COLLECTED DATA:
↓↓↓
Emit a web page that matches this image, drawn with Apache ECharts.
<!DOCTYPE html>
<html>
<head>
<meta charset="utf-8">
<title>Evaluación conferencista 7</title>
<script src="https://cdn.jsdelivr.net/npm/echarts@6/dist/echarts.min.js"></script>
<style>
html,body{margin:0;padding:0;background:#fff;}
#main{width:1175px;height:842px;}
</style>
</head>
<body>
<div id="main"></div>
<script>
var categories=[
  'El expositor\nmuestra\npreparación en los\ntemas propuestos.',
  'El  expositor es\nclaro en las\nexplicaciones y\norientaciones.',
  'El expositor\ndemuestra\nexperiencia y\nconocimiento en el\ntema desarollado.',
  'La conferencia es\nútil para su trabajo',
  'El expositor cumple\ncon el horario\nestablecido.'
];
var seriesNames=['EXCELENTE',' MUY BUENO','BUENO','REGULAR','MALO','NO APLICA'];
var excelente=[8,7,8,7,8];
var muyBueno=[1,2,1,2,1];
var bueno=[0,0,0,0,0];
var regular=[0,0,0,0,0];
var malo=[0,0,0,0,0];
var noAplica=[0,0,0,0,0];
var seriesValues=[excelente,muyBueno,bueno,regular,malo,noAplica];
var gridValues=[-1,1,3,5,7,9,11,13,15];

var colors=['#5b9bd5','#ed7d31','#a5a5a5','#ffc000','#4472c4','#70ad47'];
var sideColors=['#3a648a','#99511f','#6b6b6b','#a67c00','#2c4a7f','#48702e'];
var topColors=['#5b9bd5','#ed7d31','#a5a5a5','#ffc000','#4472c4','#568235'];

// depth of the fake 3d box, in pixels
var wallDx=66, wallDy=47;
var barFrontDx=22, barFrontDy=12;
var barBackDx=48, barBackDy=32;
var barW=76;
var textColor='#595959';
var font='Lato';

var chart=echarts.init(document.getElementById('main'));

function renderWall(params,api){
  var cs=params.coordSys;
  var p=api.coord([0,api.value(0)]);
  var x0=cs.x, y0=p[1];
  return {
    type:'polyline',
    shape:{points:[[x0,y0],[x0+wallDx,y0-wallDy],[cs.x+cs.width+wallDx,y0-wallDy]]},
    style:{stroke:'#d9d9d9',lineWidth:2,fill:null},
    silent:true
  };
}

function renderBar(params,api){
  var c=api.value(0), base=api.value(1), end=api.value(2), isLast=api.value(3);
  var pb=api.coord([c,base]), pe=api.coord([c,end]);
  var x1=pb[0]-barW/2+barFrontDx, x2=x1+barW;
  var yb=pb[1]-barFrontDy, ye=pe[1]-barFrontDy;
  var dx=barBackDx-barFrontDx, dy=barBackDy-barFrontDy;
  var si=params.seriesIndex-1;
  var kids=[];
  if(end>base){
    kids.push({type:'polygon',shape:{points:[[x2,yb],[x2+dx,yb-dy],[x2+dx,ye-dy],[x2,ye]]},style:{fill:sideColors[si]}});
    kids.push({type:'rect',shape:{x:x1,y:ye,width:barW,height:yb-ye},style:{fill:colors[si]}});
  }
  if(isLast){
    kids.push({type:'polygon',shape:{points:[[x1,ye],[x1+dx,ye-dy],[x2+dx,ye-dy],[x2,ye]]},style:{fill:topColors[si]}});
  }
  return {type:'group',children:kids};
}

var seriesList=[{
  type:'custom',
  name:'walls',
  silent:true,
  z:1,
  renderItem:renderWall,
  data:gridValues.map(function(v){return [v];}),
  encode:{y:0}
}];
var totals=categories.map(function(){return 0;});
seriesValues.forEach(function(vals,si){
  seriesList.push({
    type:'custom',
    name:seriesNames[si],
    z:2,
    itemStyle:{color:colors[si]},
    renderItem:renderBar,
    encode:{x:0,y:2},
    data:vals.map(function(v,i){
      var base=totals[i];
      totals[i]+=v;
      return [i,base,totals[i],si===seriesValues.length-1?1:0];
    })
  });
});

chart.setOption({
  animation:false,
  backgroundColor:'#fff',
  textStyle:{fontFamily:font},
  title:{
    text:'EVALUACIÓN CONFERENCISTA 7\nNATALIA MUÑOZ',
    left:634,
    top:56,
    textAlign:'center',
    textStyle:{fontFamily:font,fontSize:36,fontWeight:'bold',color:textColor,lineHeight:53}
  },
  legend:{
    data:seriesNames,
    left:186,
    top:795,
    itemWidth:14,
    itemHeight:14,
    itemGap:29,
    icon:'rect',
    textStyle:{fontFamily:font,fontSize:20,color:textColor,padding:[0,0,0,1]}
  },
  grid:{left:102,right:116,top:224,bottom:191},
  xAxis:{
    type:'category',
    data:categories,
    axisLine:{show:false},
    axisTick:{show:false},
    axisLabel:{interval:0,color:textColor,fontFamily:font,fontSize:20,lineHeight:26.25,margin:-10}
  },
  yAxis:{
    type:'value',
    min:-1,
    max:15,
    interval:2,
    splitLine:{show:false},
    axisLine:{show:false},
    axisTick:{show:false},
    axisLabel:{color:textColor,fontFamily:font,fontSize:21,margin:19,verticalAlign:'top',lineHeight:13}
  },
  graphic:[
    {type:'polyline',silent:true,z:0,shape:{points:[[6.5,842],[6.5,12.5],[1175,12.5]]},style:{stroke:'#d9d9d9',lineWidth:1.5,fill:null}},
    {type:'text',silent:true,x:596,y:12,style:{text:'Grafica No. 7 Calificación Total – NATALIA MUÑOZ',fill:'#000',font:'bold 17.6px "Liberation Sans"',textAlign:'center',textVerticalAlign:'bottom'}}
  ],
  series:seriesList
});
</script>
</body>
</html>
↑↑↑
EXERCISE REQUIREMENTS: Copy all of the data. Keep every word exactly as it is.

EXERCISE SOLUTION:
Emit a web page that matches this image, drawn with Apache ECharts.
<!DOCTYPE html>
<html>
<head>
<meta charset="utf-8">
<title>Evaluación conferencista 7</title>
<script src="https://cdn.jsdelivr.net/npm/echarts@6/dist/echarts.min.js"></script>
<style>
html,body{margin:0;padding:0;background:#fff;}
#main{width:1175px;height:842px;}
</style>
</head>
<body>
<div id="main"></div>
<script>
var categories=[
  'El expositor\nmuestra\npreparación en los\ntemas propuestos.',
  'El  expositor es\nclaro en las\nexplicaciones y\norientaciones.',
  'El expositor\ndemuestra\nexperiencia y\nconocimiento en el\ntema desarollado.',
  'La conferencia es\nútil para su trabajo',
  'El expositor cumple\ncon el horario\nestablecido.'
];
var seriesNames=['EXCELENTE',' MUY BUENO','BUENO','REGULAR','MALO','NO APLICA'];
var excelente=[8,7,8,7,8];
var muyBueno=[1,2,1,2,1];
var bueno=[0,0,0,0,0];
var regular=[0,0,0,0,0];
var malo=[0,0,0,0,0];
var noAplica=[0,0,0,0,0];
var seriesValues=[excelente,muyBueno,bueno,regular,malo,noAplica];
var gridValues=[-1,1,3,5,7,9,11,13,15];

var colors=['#5b9bd5','#ed7d31','#a5a5a5','#ffc000','#4472c4','#70ad47'];
var sideColors=['#3a648a','#99511f','#6b6b6b','#a67c00','#2c4a7f','#48702e'];
var topColors=['#5b9bd5','#ed7d31','#a5a5a5','#ffc000','#4472c4','#568235'];

// depth of the fake 3d box, in pixels
var wallDx=66, wallDy=47;
var barFrontDx=22, barFrontDy=12;
var barBackDx=48, barBackDy=32;
var barW=76;
var textColor='#595959';
var font='Lato';

var chart=echarts.init(document.getElementById('main'));

function renderWall(params,api){
  var cs=params.coordSys;
  var p=api.coord([0,api.value(0)]);
  var x0=cs.x, y0=p[1];
  return {
    type:'polyline',
    shape:{points:[[x0,y0],[x0+wallDx,y0-wallDy],[cs.x+cs.width+wallDx,y0-wallDy]]},
    style:{stroke:'#d9d9d9',lineWidth:2,fill:null},
    silent:true
  };
}

function renderBar(params,api){
  var c=api.value(0), base=api.value(1), end=api.value(2), isLast=api.value(3);
  var pb=api.coord([c,base]), pe=api.coord([c,end]);
  var x1=pb[0]-barW/2+barFrontDx, x2=x1+barW;
  var yb=pb[1]-barFrontDy, ye=pe[1]-barFrontDy;
  var dx=barBackDx-barFrontDx, dy=barBackDy-barFrontDy;
  var si=params.seriesIndex-1;
  var kids=[];
  if(end>base){
    kids.push({type:'polygon',shape:{points:[[x2,yb],[x2+dx,yb-dy],[x2+dx,ye-dy],[x2,ye]]},style:{fill:sideColors[si]}});
    kids.push({type:'rect',shape:{x:x1,y:ye,width:barW,height:yb-ye},style:{fill:colors[si]}});
  }
  if(isLast){
    kids.push({type:'polygon',shape:{points:[[x1,ye],[x1+dx,ye-dy],[x2+dx,ye-dy],[x2,ye]]},style:{fill:topColors[si]}});
  }
  return {type:'group',children:kids};
}

var seriesList=[{
  type:'custom',
  name:'walls',
  silent:true,
  z:1,
  renderItem:renderWall,
  data:gridValues.map(function(v){return [v];}),
  encode:{y:0}
}];
var totals=categories.map(function(){return 0;});
seriesValues.forEach(function(vals,si){
  seriesList.push({
    type:'custom',
    name:seriesNames[si],
    z:2,
    itemStyle:{color:colors[si]},
    renderItem:renderBar,
    encode:{x:0,y:2},
    data:vals.map(function(v,i){
      var base=totals[i];
      totals[i]+=v;
      return [i,base,totals[i],si===seriesValues.length-1?1:0];
    })
  });
});

chart.setOption({
  animation:false,
  backgroundColor:'#fff',
  textStyle:{fontFamily:font},
  title:{
    text:'EVALUACIÓN CONFERENCISTA 7\nNATALIA MUÑOZ',
    left:634,
    top:56,
    textAlign:'center',
    textStyle:{fontFamily:font,fontSize:36,fontWeight:'bold',color:textColor,lineHeight:53}
  },
  legend:{
    data:seriesNames,
    left:186,
    top:795,
    itemWidth:14,
    itemHeight:14,
    itemGap:29,
    icon:'rect',
    textStyle:{fontFamily:font,fontSize:20,color:textColor,padding:[0,0,0,1]}
  },
  grid:{left:102,right:116,top:224,bottom:191},
  xAxis:{
    type:'category',
    data:categories,
    axisLine:{show:false},
    axisTick:{show:false},
    axisLabel:{interval:0,color:textColor,fontFamily:font,fontSize:20,lineHeight:26.25,margin:-10}
  },
  yAxis:{
    type:'value',
    min:-1,
    max:15,
    interval:2,
    splitLine:{show:false},
    axisLine:{show:false},
    axisTick:{show:false},
    axisLabel:{color:textColor,fontFamily:font,fontSize:21,margin:19,verticalAlign:'top',lineHeight:13}
  },
  graphic:[
    {type:'polyline',silent:true,z:0,shape:{points:[[6.5,842],[6.5,12.5],[1175,12.5]]},style:{stroke:'#d9d9d9',lineWidth:1.5,fill:null}},
    {type:'text',silent:true,x:596,y:12,style:{text:'Grafica No. 7 Calificación Total – NATALIA MUÑOZ',fill:'#000',font:'bold 17.6px "Liberation Sans"',textAlign:'center',textVerticalAlign:'bottom'}}
  ],
  series:seriesList
});
</script>
</body>
</html>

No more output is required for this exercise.